Almost every time I give a speaking engagement, a wanna-be entrepreneur approaches me with their great idea for a new small business. Often, it’s a new product. Sometimes it’s a new kind of service or an innovative app. What they all have in common is the ‘this-can’t-fail’ enthusiasm of the person with the idea. But how do you know if your idea for a small business—or one day maybe a big business—is any good?
At an early stage, when you’re just fleshing out your brilliant idea, you certainly won’t have the information you need to know whether your small business idea can succeed or how much money you can reasonably expect to make. But by keeping the following five things in mind, you’ll get a better insight about whether your idea has what it takes to succeed:
1. An idea isn’t enough.
First, ideas aren’t businesses; they’re just ideas. Nobody pays the rent just by coming up with ideas. No matter how good your idea is, success is a matter of execution. Is your idea one that you can build a business on and are you willing and able to do so? Businesses take hard work, persistence, cash management, and all the other things that go into the day-to-day running of a business. Solid business operations beat great business ideas every day of the week. An idea is just an idea until you do something with it. Execution is key.
2. You don’t need a great new idea to be successful.
Lots of people who want to own a small business think they need a new idea. In fact, most good, profitable businesses are developed from existing, rather mundane ideas. Yes, it may have taken a Levi Strauss to invent blue jeans, but you can have a profitable online ecommerce store selling jeans without coming up with anything particularly new or exciting. Most of us don’t want huge, multi-national businesses. We just want solid, profitable companies.
3. Your idea can be too new.
“It’s easier to get a piece of an existing market than to create a new one.” That was the advice of my old friend and mentor, Eugene Kleiner—legendary venture capitalist, founder of Kleiner Perkins Caufield & Byers, and one of the “Traitorous Eight” considered the founders of Silicon Valley. Kleiner often preferred investing in companies that were ‘second’ because creating a new market is risky, difficult, time-consuming, and expensive. Remember, the person or company who first invents a new product or service spends a lot of time and money figuring it all out. They work out the kinks, find suppliers, build a market. You can take advantage or their experience—usually quite legally—by coming in after them, especially if you offer improvements. You’ll find it much easier and cheaper to get established if there’s already an “infrastructure”—such as suppliers, distributors, trade organizations, and so on.
4. “Make sure the dog will eat the dog food.”
That’s another ‘rule’ from Eugene Kleiner that’s often quoted when it comes to evaluating new ideas or new products. What Kleiner meant was that no matter how good your ideas appear to be, you have to make certain that customers actually want your product or service. Entrepreneurs, especially those creating new products or new technologies, often become so excited about the product that they aren’t focused on the realities of their market.

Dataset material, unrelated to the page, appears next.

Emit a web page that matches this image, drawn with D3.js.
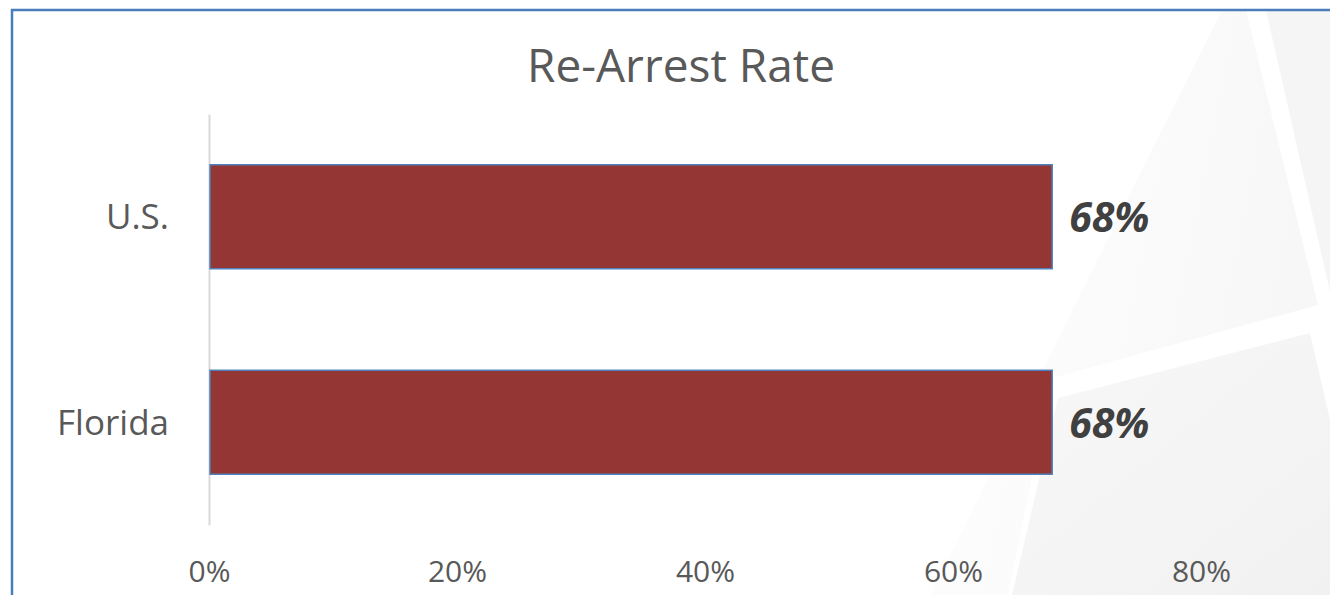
<!DOCTYPE html>
<html>
<head>
<meta charset="utf-8">
<script src="https://cdn.jsdelivr.net/npm/d3@7"></script>
<style>
  html, body { margin: 0; padding: 0; background: #ffffff; }
  svg { display: block; }
  text { font-family: "Open Sans", "Noto Sans", sans-serif; }
</style>
</head>
<body>
<svg id="chart" width="1330" height="595"></svg>
<script>
// Chart data
const title = "Re-Arrest Rate";
const categories = ["U.S.", "Florida"];
const rates = [0.68, 0.68];
const xTicks = [0, 0.2, 0.4, 0.6, 0.8];

const W = 1330, H = 595;
const svg = d3.select("#chart");

// Soft slide-style backdrop shapes in the right-hand corner
const defs = svg.append("defs");
const g1 = defs.append("linearGradient").attr("id", "fadeA")
  .attr("x1", "0").attr("y1", "0").attr("x2", "1").attr("y2", "0.3");
g1.append("stop").attr("offset", "0").attr("stop-color", "#ffffff");
g1.append("stop").attr("offset", "1").attr("stop-color", "#f7f7f7");
const g2 = defs.append("linearGradient").attr("id", "fadeB")
  .attr("x1", "0").attr("y1", "0").attr("x2", "1").attr("y2", "1");
g2.append("stop").attr("offset", "0").attr("stop-color", "#f8f8f8");
g2.append("stop").attr("offset", "1").attr("stop-color", "#f1f1f1");

const backdrop = [
  { pts: [[1222, 10], [1246, 10], [1318, 305], [1052, 378], [1008, 595], [930, 595]], fill: "url(#fadeA)" },
  { pts: [[1266, 10], [1330, 10], [1330, 292]], fill: "#f5f5f5" },
  { pts: [[1058, 398], [1310, 333], [1330, 420], [1330, 595], [1012, 595]], fill: "url(#fadeB)" }
];
svg.append("g").selectAll("polygon").data(backdrop).join("polygon")
  .attr("points", d => d.pts.map(p => p.join(",")).join(" "))
  .attr("fill", d => d.fill);

// Frame
svg.append("rect")
  .attr("x", 12).attr("y", 10)
  .attr("width", W + 20).attr("height", H + 20)
  .attr("fill", "none")
  .attr("stroke", "#4a7ebb")
  .attr("stroke-width", 2.5);

// Scales
const x = d3.scaleLinear().domain([0, 0.8]).range([209, 1201]);
const y = d3.scaleBand().domain(categories).range([114, 525])
  .paddingInner(0.494).paddingOuter(0.247);

// Title
svg.append("text")
  .attr("x", 681).attr("y", 82)
  .attr("text-anchor", "middle")
  .attr("font-size", 46)
  .attr("fill", "#595959")
  .text(title);

// Category axis
const yAxis = svg.append("g")
  .attr("transform", `translate(${x(0)},0)`)
  .call(d3.axisLeft(y).tickSize(0).tickSizeOuter(0).tickPadding(40));
yAxis.select(".domain").attr("stroke", "#d9d9d9").attr("stroke-width", 2);
yAxis.selectAll("text")
  .attr("font-size", 35)
  .attr("fill", "#595959")
  .attr("font-family", "'Open Sans', sans-serif")
  .attr("dy", "0.36em");

// Value axis (labels only)
const xAxis = svg.append("g")
  .attr("transform", "translate(0,582)")
  .call(d3.axisBottom(x).tickValues(xTicks).tickFormat(d3.format(".0%")).tickSize(0));
xAxis.select(".domain").remove();
xAxis.selectAll("text")
  .attr("y", 0).attr("dy", 0)
  .attr("font-size", 30)
  .attr("fill", "#595959")
  .attr("font-family", "'Open Sans', sans-serif");

// Bars
const rows = categories.map((c, i) => ({ cat: c, v: rates[i] }));
svg.append("g").selectAll("rect").data(rows).join("rect")
  .attr("x", x(0) + 1)
  .attr("y", d => y(d.cat))
  .attr("width", d => x(d.v) - x(0) - 1)
  .attr("height", y.bandwidth())
  .attr("fill", "#943634")
  .attr("stroke", "#4f81bd")
  .attr("stroke-width", 1.5);

// Value labels
svg.append("g").selectAll("text").data(rows).join("text")
  .attr("x", d => x(d.v) + 17)
  .attr("y", d => y(d.cat) + y.bandwidth() / 2)
  .attr("dy", "0.38em")
  .attr("font-size", 41)
  .attr("font-weight", 700)
  .attr("font-style", "italic")
  .attr("fill", "#404040")
  .text(d => d3.format(".0%")(d.v));
</script>
</body>
</html>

Before sinking a fortune in a new endeavor, get out there and test whether customers respond.
5. A really bad idea is deadly.
While a good idea doesn’t guarantee success, a really bad idea is almost certain to lead to failure. Yet, some of these ideas do get launched, even raising millions in funding, such as the company that created Juicero, a pricey, Internet-connected juice press and delivered juice pouches to customers. No one wanted to shell out $400 for a gadget that just squeezed juice out of a packet, a job you could do as well with your hands. No matter how well you run a business, you can’t make money selling something people don’t want to buy. (But then again, Snuggies are a big hit. Go figure.)
There’s an old saying, “Success is 90% perspiration, and only 10% inspiration.” I’d say that’s giving inspiration too much credit.